┌──
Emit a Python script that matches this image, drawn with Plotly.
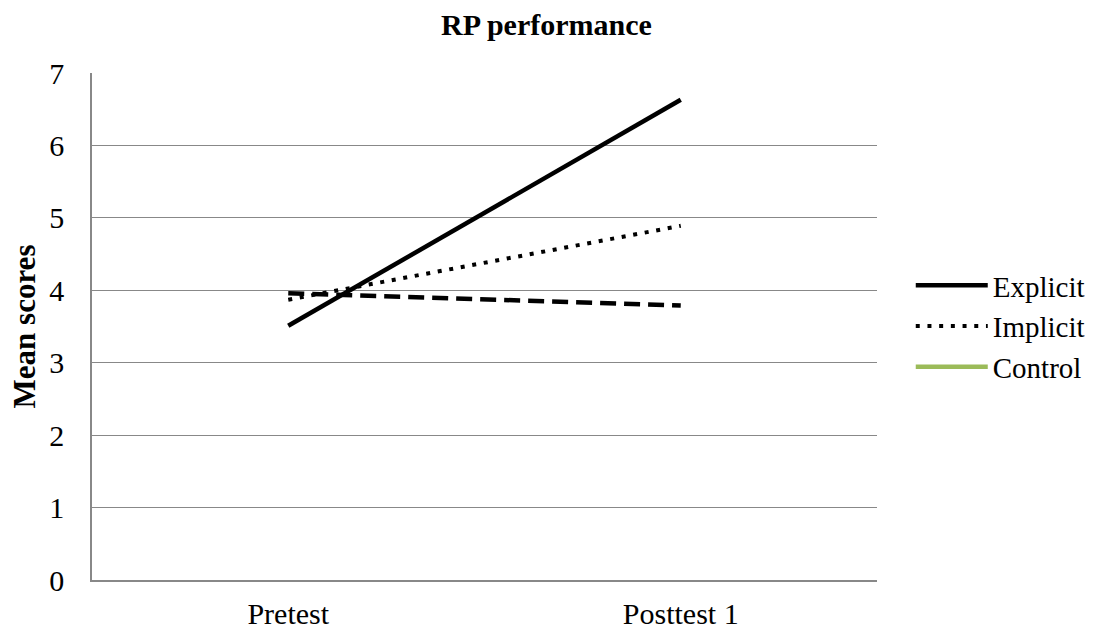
import plotly.graph_objects as go

categories = ["Pretest", "Posttest 1"]
explicit = [3.51, 6.63]
implicit = [3.87, 4.89]
control = [3.96, 3.79]
y_ticks = [0, 1, 2, 3, 4, 5, 6, 7]

font_family = "Liberation Serif, Times New Roman, serif"

fig = go.Figure()
fig.add_trace(go.Scatter(x=categories, y=explicit, mode="lines", name="Explicit",
                         line=dict(color="black", width=4.5)))
fig.add_trace(go.Scatter(x=categories, y=implicit, mode="lines", name="Implicit",
                         line=dict(color="black", width=4, dash="4px,7.7px")))
fig.add_trace(go.Scatter(x=categories, y=control, mode="lines", name="Control",
                         showlegend=False, legendgroup="control",
                         line=dict(color="black", width=4.5, dash="16px,8px")))
# Legend entry for Control as it appears in the original (green)
fig.add_trace(go.Scatter(x=categories, y=[None, None], mode="lines", name="Control",
                         legendgroup="control",
                         line=dict(color="#9bbb59", width=4.5)))

fig.update_layout(
    width=1104, height=639,
    margin=dict(l=92, r=227, t=73, b=59, autoexpand=False),
    paper_bgcolor="white", plot_bgcolor="white",
    font=dict(family=font_family, size=30, color="black"),
    title=dict(text="<b>RP performance</b>", x=0.495, xref="container", xanchor="center",
               y=0.962, yanchor="middle", font=dict(size=30)),
    showlegend=True,
    legend=dict(x=1.043, xanchor="left", y=0.5, yanchor="middle",
                font=dict(size=29), itemwidth=72, tracegroupgap=0,
                bgcolor="rgba(0,0,0,0)"),
    xaxis=dict(range=[-0.5, 1.5], showgrid=False, showline=True, linecolor="#888888",
               linewidth=1.5, ticks="", tickfont=dict(size=30), zeroline=False,
               ticklabelstandoff=6, automargin=False),
    yaxis=dict(range=[0, 7], tickvals=y_ticks, showgrid=True, gridcolor="#888888",
               gridwidth=1.2, showline=True, linecolor="#888888", linewidth=1.5,
               ticks="", zeroline=False, tickfont=dict(size=30),
               ticklabelstandoff=20, automargin=False,
               title=dict(text="<b>Mean scores</b>", font=dict(size=31), standoff=4)),
)

fig.write_html("out.html")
└──
Reproduce the material above verbatim; omit every picture.

Emit a Python script that matches this image, drawn with Plotly.
import plotly.graph_objects as go

categories = ["Pretest", "Posttest 1"]
explicit = [3.51, 6.63]
implicit = [3.87, 4.89]
control = [3.96, 3.79]
y_ticks = [0, 1, 2, 3, 4, 5, 6, 7]

font_family = "Liberation Serif, Times New Roman, serif"

fig = go.Figure()
fig.add_trace(go.Scatter(x=categories, y=explicit, mode="lines", name="Explicit",
                         line=dict(color="black", width=4.5)))
fig.add_trace(go.Scatter(x=categories, y=implicit, mode="lines", name="Implicit",
                         line=dict(color="black", width=4, dash="4px,7.7px")))
fig.add_trace(go.Scatter(x=categories, y=control, mode="lines", name="Control",
                         showlegend=False, legendgroup="control",
                         line=dict(color="black", width=4.5, dash="16px,8px")))
# Legend entry for Control as it appears in the original (green)
fig.add_trace(go.Scatter(x=categories, y=[None, None], mode="lines", name="Control",
                         legendgroup="control",
                         line=dict(color="#9bbb59", width=4.5)))

fig.update_layout(
    width=1104, height=639,
    margin=dict(l=92, r=227, t=73, b=59, autoexpand=False),
    paper_bgcolor="white", plot_bgcolor="white",
    font=dict(family=font_family, size=30, color="black"),
    title=dict(text="<b>RP performance</b>", x=0.495, xref="container", xanchor="center",
               y=0.962, yanchor="middle", font=dict(size=30)),
    showlegend=True,
    legend=dict(x=1.043, xanchor="left", y=0.5, yanchor="middle",
                font=dict(size=29), itemwidth=72, tracegroupgap=0,
                bgcolor="rgba(0,0,0,0)"),
    xaxis=dict(range=[-0.5, 1.5], showgrid=False, showline=True, linecolor="#888888",
               linewidth=1.5, ticks="", tickfont=dict(size=30), zeroline=False,
               ticklabelstandoff=6, automargin=False),
    yaxis=dict(range=[0, 7], tickvals=y_ticks, showgrid=True, gridcolor="#888888",
               gridwidth=1.2, showline=True, linecolor="#888888", linewidth=1.5,
               ticks="", zeroline=False, tickfont=dict(size=30),
               ticklabelstandoff=20, automargin=False,
               title=dict(text="<b>Mean scores</b>", font=dict(size=31), standoff=4)),
)

fig.write_html("out.html")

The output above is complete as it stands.